Methods & data analysis



The Uses of Secondary Analysis in the Social Sciences



Content:
 

  1. Prerequisites and uses of secondary analysis
  2. Data for secondary analysis
  3. Using old data to test new ideas
  4. Technical means to add to the informational value of data
  5. The potential of secondary analysis for teaching
  6. Creating the data base for social science research
  7. Notes
 

2. Data for secondary analysis

On January 1979 "The Economist" reported about the misuse of social science data. One of the cases quoted referred to a French opinion poll about immigrants in France. The French people were asked to answer the question, whether they thought that immigrants should be sent home or should remain in France. This survey was conducted under contract of Government. The director of the respective field research institute was shocked by the outcome of that particular poll. The raw figures showed that the 77% of the respondents claimed that immigrants should be sent home. Without warning the Government he reported that only 57% were in favour of sending foreign workers home. So he reduced the actual findings by 20% in order to make the results more acceptable.

That is not a typical case for social research, but it is one of the cases which you would like to control better, if it happens. Therefore, "The Economist" made the plea that a polls watcher was needed to monitor what was being reported as a basis for further decisions.

Here we are very close to one of the potential uses of secondary analysis. Social science data archives cannot take over the role of polls watchers, but they can make archive data available to the social science community in order to stimulate scientific discussion of the findings and results based on the respective data.

Whereas it is not the primary goal of the archives to check the analyses and interpretations of principal investigators, they do, however, concentrate on the methodological and technical control of data formats recorded on diskettes, CD ROMs or other media and on the data documentation.

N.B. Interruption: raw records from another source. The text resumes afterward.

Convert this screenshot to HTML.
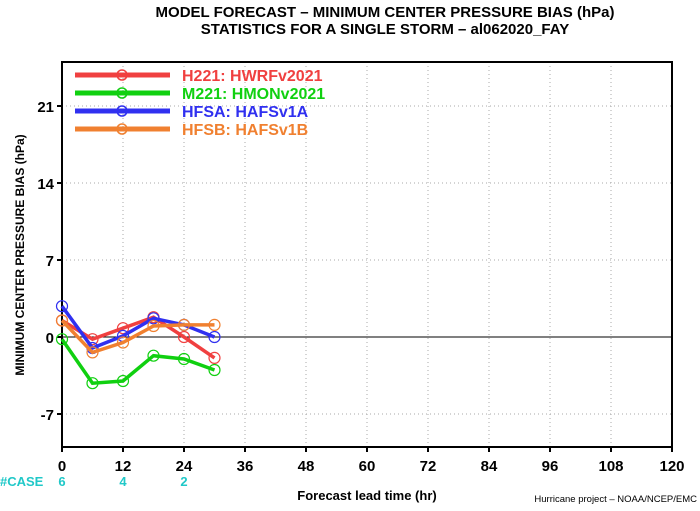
<!DOCTYPE html>
<html><head><meta charset="utf-8"><style>
body{margin:0;background:#fff;}
svg text{font-family:"Liberation Sans",sans-serif;}
</style></head><body>
<svg id="chart" width="700" height="506" xmlns="http://www.w3.org/2000/svg">
<text x="385" y="17" text-anchor="middle" font-size="15" font-weight="bold">MODEL FORECAST – MINIMUM CENTER PRESSURE BIAS (hPa)</text>
<text x="385" y="34" text-anchor="middle" font-size="15" font-weight="bold">STATISTICS FOR A SINGLE STORM – al062020_FAY</text>
<g id="grid"></g>
<g id="axes"></g>
<g id="series"></g>
<g id="legend"></g>
<text transform="translate(24,255) rotate(-90)" text-anchor="middle" font-size="12" font-weight="bold">MINIMUM CENTER PRESSURE BIAS (hPa)</text>
<text x="367" y="500" text-anchor="middle" font-size="13" font-weight="bold">Forecast lead time (hr)</text>
<text x="697" y="502" text-anchor="end" font-size="9.5">Hurricane project – NOAA/NCEP/EMC</text>
<text x="0" y="486" font-size="13" font-weight="bold" fill="#20c8c8">#CASE</text>
</svg>
<script>
const xTicks=[0,12,24,36,48,60,72,84,96,108,120];
const yTicks=[-7,0,7,14,21];
const leads=[0,6,12,18,24,30];
const seriesNames=["H221: HWRFv2021","M221: HMONv2021","HFSA: HAFSv1A","HFSB: HAFSv1B"];
const h221=[1.5,-0.2,0.8,1.8,0,-1.9];
const m221=[-0.2,-4.2,-4.0,-1.7,-2.0,-3.0];
const hfsa=[2.8,-1.0,0.1,1.7,1.1,0];
const hfsb=[1.5,-1.4,-0.5,1.0,1.1,1.1];
const caseLeads=[0,12,24];
const caseCounts=[6,4,2];
const colors=["#f04040","#10d010","#3030f0","#f08030"];
const X0=62,X1=672,Y0=447,Y1=62,xMin=0,xMax=120,yMin=-10,yMax=25;
const xs=v=>X0+(v-xMin)/(xMax-xMin)*(X1-X0);
const ys=v=>Y0-(v-yMin)/(yMax-yMin)*(Y0-Y1);
const NS="http://www.w3.org/2000/svg";
function mk(t,a,p){const e=document.createElementNS(NS,t);for(const k in a)e.setAttribute(k,a[k]);p.appendChild(e);return e;}
const grid=document.getElementById('grid'),axes=document.getElementById('axes'),ser=document.getElementById('series'),leg=document.getElementById('legend');
xTicks.forEach(t=>{
 if(t>xMin&&t<xMax){const l=mk('line',{x1:xs(t),x2:xs(t),y1:Y1,y2:Y0,stroke:'#aaa','stroke-dasharray':'1,3'},grid);
 
 }
 const tk=mk('line',{x1:xs(t),x2:xs(t),y1:Y0,y2:Y0+5,stroke:'#000','stroke-width':2},axes);
 
 
 const tx=mk('text',{x:xs(t),y:471,'text-anchor':'middle','font-size':15,'font-weight':'bold'},axes);
 tx.textContent=t;
 
 
});
yTicks.forEach(t=>{
 if(t!==0){const l=mk('line',{x1:X0,x2:X1,y1:ys(t),y2:ys(t),stroke:'#aaa','stroke-dasharray':'1,3'},grid);
 
 }
 const tk=mk('line',{x1:X0-5,x2:X0,y1:ys(t),y2:ys(t),stroke:'#000','stroke-width':2},axes);
 
 
 const tx=mk('text',{x:X0-8,y:ys(t)+6,'text-anchor':'end','font-size':15,'font-weight':'bold'},axes);
 tx.textContent=t;
 
 
});
const zl=mk('line',{x1:X0,x2:X1,y1:ys(0),y2:ys(0),stroke:'#000','stroke-width':1},axes);


const fr=mk('rect',{x:X0,y:Y1,width:X1-X0,height:Y0-Y1,fill:'none',stroke:'#000','stroke-width':2},axes);


[h221,m221,hfsa,hfsb].forEach((d,i)=>{
 const g=mk('g',{},ser);
 
 
 const pl=mk('polyline',{points:d.map((v,j)=>xs(leads[j])+','+ys(v)).join(' '),fill:'none',stroke:colors[i],'stroke-width':3.5},g);
 
 
 d.forEach((v,j)=>{const c=mk('circle',{cx:xs(leads[j]),cy:ys(v),r:5.5,fill:'none',stroke:colors[i],'stroke-width':1.2},g);
 
 });
 const ly=75+i*18;
 const lg=mk('g',{},leg);
 
 
 mk('line',{x1:75,x2:170,y1:ly,y2:ly,stroke:colors[i],'stroke-width':5},lg);
 mk('circle',{cx:122,cy:ly,r:5,fill:'none',stroke:colors[i],'stroke-width':1.5},lg);
 const t=mk('text',{x:182,y:ly+6,fill:colors[i],'font-size':16,'font-weight':'bold'},lg);
 t.textContent=seriesNames[i];
});
caseLeads.forEach((c,i)=>{
 const t=mk('text',{x:xs(c),y:486,'text-anchor':'middle','font-size':13,'font-weight':'bold',fill:'#20c8c8'},axes);
 t.textContent=caseCounts[i];
 
 
});
</script>
</body></html>
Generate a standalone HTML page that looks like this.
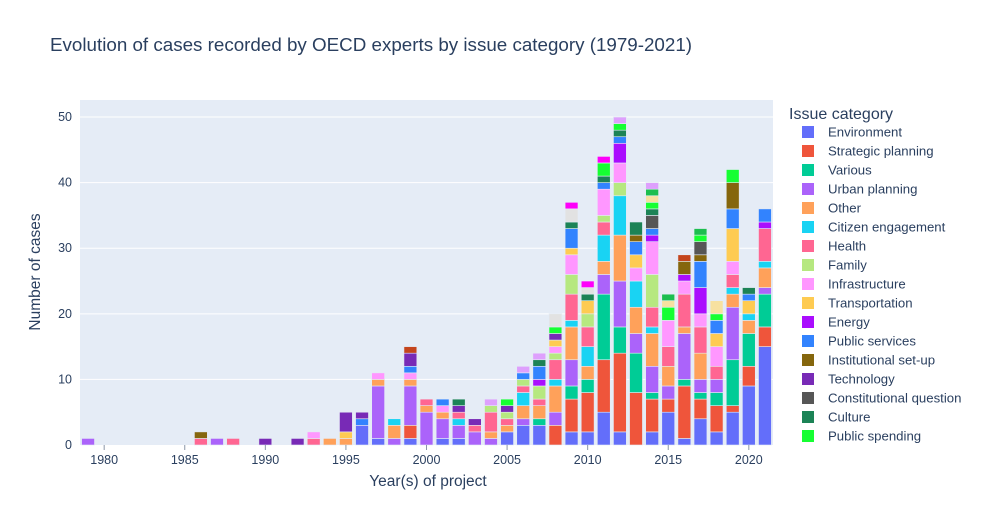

In contrast to the situation of information and documentation in the field of social science literature, data archives have to invest a tremendous amount of work in order to make the original material, given to the archives by researchers or field research institutes, usable for further analysis. In an extreme case it may be necessary to rewrite the complete documentation for a data set. This, however, does not mean changing information; it is rather upgrading and reducing the ambiguity of the representation and format of the respective information.